Related to hardware elements, the goals are to prevent systematic design failures and detect and control random hardware faults. Systematic faults occur during the development and manufacturing phases of the automotive design lifecycle. Random hardware faults appear during the lifetime of the hardware component in operation and are caused by random defects or aging.
Systematic faults are assessed qualitatively using safety analysis techniques such as FMEA (failure mode and effect analysis). Preventing systematic faults requires a systematic design approach following well-trusted design principles, verification and test.

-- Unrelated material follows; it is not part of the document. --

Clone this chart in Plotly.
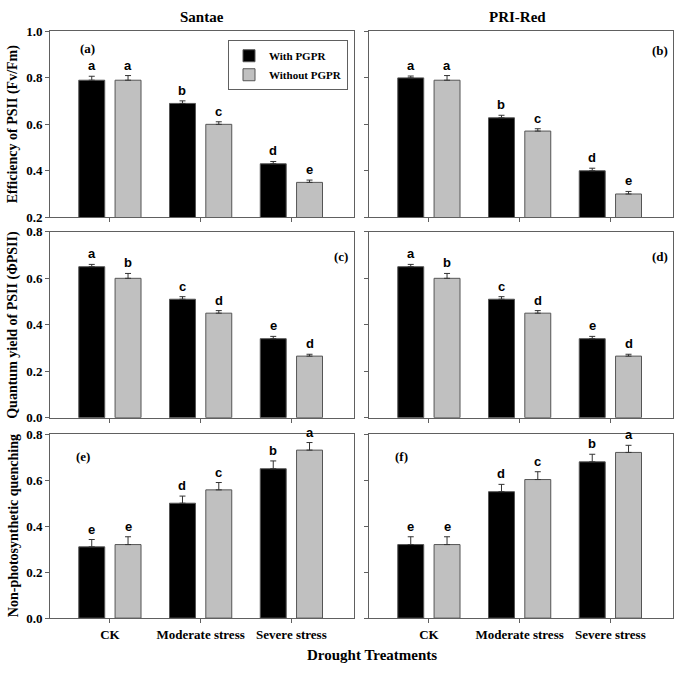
import plotly.graph_objects as go
from plotly.subplots import make_subplots

categories = ["CK", "Moderate stress", "Severe stress"]
cultivars = ["Santae", "PRI-Red"]
series_names = ["With PGPR", "Without PGPR"]

# panel (a)/(b): Fv/Fm
fvfm_with = {"Santae": [0.79, 0.69, 0.43], "PRI-Red": [0.80, 0.628, 0.40]}
fvfm_with_err = {"Santae": [0.017, 0.011, 0.01], "PRI-Red": [0.008, 0.011, 0.011]}
fvfm_without = {"Santae": [0.79, 0.60, 0.35], "PRI-Red": [0.79, 0.571, 0.30]}
fvfm_without_err = {"Santae": [0.02, 0.011, 0.01], "PRI-Red": [0.02, 0.01, 0.011]}
fvfm_letters = {"Santae": ["a", "a", "b", "c", "d", "e"], "PRI-Red": ["a", "a", "b", "c", "d", "e"]}

# panel (c)/(d): quantum yield
phi_with = {"Santae": [0.65, 0.51, 0.34], "PRI-Red": [0.65, 0.51, 0.34]}
phi_with_err = {"Santae": [0.01, 0.011, 0.01], "PRI-Red": [0.01, 0.011, 0.01]}
phi_without = {"Santae": [0.60, 0.45, 0.265], "PRI-Red": [0.60, 0.45, 0.265]}
phi_without_err = {"Santae": [0.021, 0.011, 0.008], "PRI-Red": [0.021, 0.011, 0.008]}
phi_letters = {"Santae": ["a", "b", "c", "d", "e", "d"], "PRI-Red": ["a", "b", "c", "d", "e", "d"]}

# panel (e)/(f): NPQ
npq_with = {"Santae": [0.31, 0.50, 0.65], "PRI-Red": [0.32, 0.55, 0.68]}
npq_with_err = {"Santae": [0.032, 0.031, 0.034], "PRI-Red": [0.034, 0.032, 0.033]}
npq_without = {"Santae": [0.32, 0.558, 0.731], "PRI-Red": [0.32, 0.603, 0.721]}
npq_without_err = {"Santae": [0.034, 0.032, 0.033], "PRI-Red": [0.034, 0.034, 0.031]}
npq_letters = {"Santae": ["e", "e", "d", "c", "b", "a"], "PRI-Red": ["e", "e", "d", "c", "b", "a"]}

panel_tags = [["(a)", "(b)"], ["(c)", "(d)"], ["(e)", "(f)"]]
y_titles = ["Efficiency of PSII (Fv/Fm)", "Quantum yield of PSII (\u03a6PSII)", "Non-photosynthetic quenching"]
y_ranges = [[0.2, 1.0], [0.0, 0.8], [0.0, 0.8]]

rows = [
    (fvfm_with, fvfm_with_err, fvfm_without, fvfm_without_err, fvfm_letters),
    (phi_with, phi_with_err, phi_without, phi_without_err, phi_letters),
    (npq_with, npq_with_err, npq_without, npq_without_err, npq_letters),
]

W, H = 676, 674
SERIF = "Liberation Serif"
SANS = "Liberation Sans"
FRAME = "#606060"

fig = make_subplots(rows=3, cols=2)

x_dom = [(50 / W, 354 / W), (369 / W, 673 / W)]
y_px = [(25, 215), (230, 420), (437, 625)]
y_dom = [(1 - b / H, 1 - t / H) for t, b in y_px]

# panel tag positions (x in category units, y in fraction of panel)
tag_pos = [[(-0.25, 0.91), (2.55, 0.90)], [(2.55, 0.87), (2.55, 0.87)], [(-0.3, 0.88), (-0.3, 0.88)]]

for r, (w, we, wo, woe, letters) in enumerate(rows):
    for c, cv in enumerate(cultivars):
        show = (r == 0 and c == 0)
        fig.add_trace(go.Bar(
            x=categories, y=w[cv], name="<b>" + series_names[0] + "</b>", showlegend=show,
            marker=dict(color="black", line=dict(color="#555555", width=1)),
            error_y=dict(type="data", array=we[cv], arrayminus=[0, 0, 0], symmetric=False,
                         color="#333333", thickness=1, width=3),
        ), row=r + 1, col=c + 1)
        fig.add_trace(go.Bar(
            x=categories, y=wo[cv], name="<b>" + series_names[1] + "</b>", showlegend=show,
            marker=dict(color="#c0c0c0", line=dict(color="#555555", width=1)),
            error_y=dict(type="data", array=woe[cv], arrayminus=[0, 0, 0], symmetric=False,
                         color="#333333", thickness=1, width=3),
        ), row=r + 1, col=c + 1)

        idx = r * 2 + c + 1
        xref = "x" if idx == 1 else f"x{idx}"
        yref = "y" if idx == 1 else f"y{idx}"
        tops = []
        for i in range(3):
            tops.append((i - 0.2, w[cv][i] + we[cv][i]))
            tops.append((i + 0.2, wo[cv][i] + woe[cv][i]))
        for (xx, yy), lab in zip(tops, letters[cv]):
            fig.add_annotation(x=xx, y=yy, xref=xref, yref=yref, text="<b>" + lab + "</b>", showarrow=False,
                               xanchor="center", yanchor="bottom", yshift=1,
                               font=dict(family=SANS, size=13, color="black"))
        tx, ty = tag_pos[r][c]
        lo, hi = y_ranges[r]
        fig.add_annotation(x=tx, y=lo + ty * (hi - lo), xref=xref, yref=yref, text="<b>" + panel_tags[r][c] + "</b>",
                           showarrow=False, xanchor="center", yanchor="middle",
                           font=dict(family=SERIF, size=13, color="black"))

        fig.update_xaxes(domain=list(x_dom[c]), range=[-0.66, 2.69], showline=True, mirror=True,
                         linecolor=FRAME, linewidth=1, ticks="outside", ticklen=4, tickcolor=FRAME,
                         showgrid=False, showticklabels=(r == 2),
                         tickfont=dict(family=SERIF, size=13, color="black"),
                         row=r + 1, col=c + 1)
        fig.update_yaxes(domain=list(y_dom[r]), range=y_ranges[r], dtick=0.2, tickformat=".1f",
                         showline=True, mirror=True, linecolor=FRAME, linewidth=1,
                         ticks="outside", ticklen=4, tickcolor=FRAME, showgrid=False, zeroline=False,
                         showticklabels=(c == 0),
                         tickfont=dict(family=SERIF, size=13, color="black"),
                         row=r + 1, col=c + 1)

# bold tick labels
for ax in fig.layout:
    if ax.startswith("xaxis") and fig.layout[ax].showticklabels:
        fig.layout[ax].ticktext = ["<b>" + t + "</b>" for t in categories]
        fig.layout[ax].tickvals = categories
    if ax.startswith("yaxis") and fig.layout[ax].showticklabels:
        lo, hi = fig.layout[ax].range
        vals = [round(lo + 0.2 * k, 1) for k in range(int(round((hi - lo) / 0.2)) + 1)]
        fig.layout[ax].tickvals = vals
        fig.layout[ax].ticktext = [f"<b>{v:.1f}</b>" for v in vals]

for r, t in enumerate(y_titles):
    top, bot = y_px[r]
    fig.add_annotation(x=13 / W, y=1 - (top + bot) / 2 / H, xref="paper", yref="paper", text="<b>" + t + "</b>",
                       textangle=-90, showarrow=False, xanchor="center", yanchor="middle",
                       font=dict(family=SERIF, size=14, color="black"))

fig.add_annotation(x=202 / W, y=1 - 10 / H, xref="paper", yref="paper", text="<b>Santae</b>",
                   showarrow=False, xanchor="center", yanchor="middle",
                   font=dict(family=SERIF, size=15, color="black"))
fig.add_annotation(x=517 / W, y=1 - 10 / H, xref="paper", yref="paper", text="<b>PRI-Red</b>",
                   showarrow=False, xanchor="center", yanchor="middle",
                   font=dict(family=SERIF, size=15, color="black"))
fig.add_annotation(x=372 / W, y=1 - 663 / H, xref="paper", yref="paper", text="<b>Drought Treatments</b>",
                   showarrow=False, xanchor="center", yanchor="middle",
                   font=dict(family=SERIF, size=15, color="black"))

fig.update_layout(
    width=W, height=H, margin=dict(l=0, r=0, t=0, b=0),
    paper_bgcolor="white", plot_bgcolor="white",
    barmode="group", bargap=0.2, bargroupgap=0.285,
    legend=dict(x=228 / W, y=1 - 34 / H, xanchor="left", yanchor="top",
                bordercolor=FRAME, borderwidth=1, bgcolor="white",
                font=dict(family=SERIF, size=11, color="black"), tracegroupgap=0,
                itemwidth=30),
    showlegend=True,
)

fig.write_html("out.html", config={"displayModeBar": False},
               post_script="document.body.style.margin='0';")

Random hardware faults are assessed quantitatively using FMEDA (failure mode, effect and diagnostic analysis) to prove that the design achieves target ASIL (automotive safety integrity level). Random hardware faults are classified as either permanent faults, such as opens or shorts, or transient faults, such as temporary bit flips due to ionized radiation. They are detected and mitigated by safety mechanisms. There are a variety of hardware FuSa mechanisms such as techniques that leverage redundancy and comparators or majority voters such as dual core lockstep (DCLS) and triple mode/modular redundancy (TMR), or built-in self-tests (BIST) such as Logic BIST (LBIST) or Memory BIST (MBIST).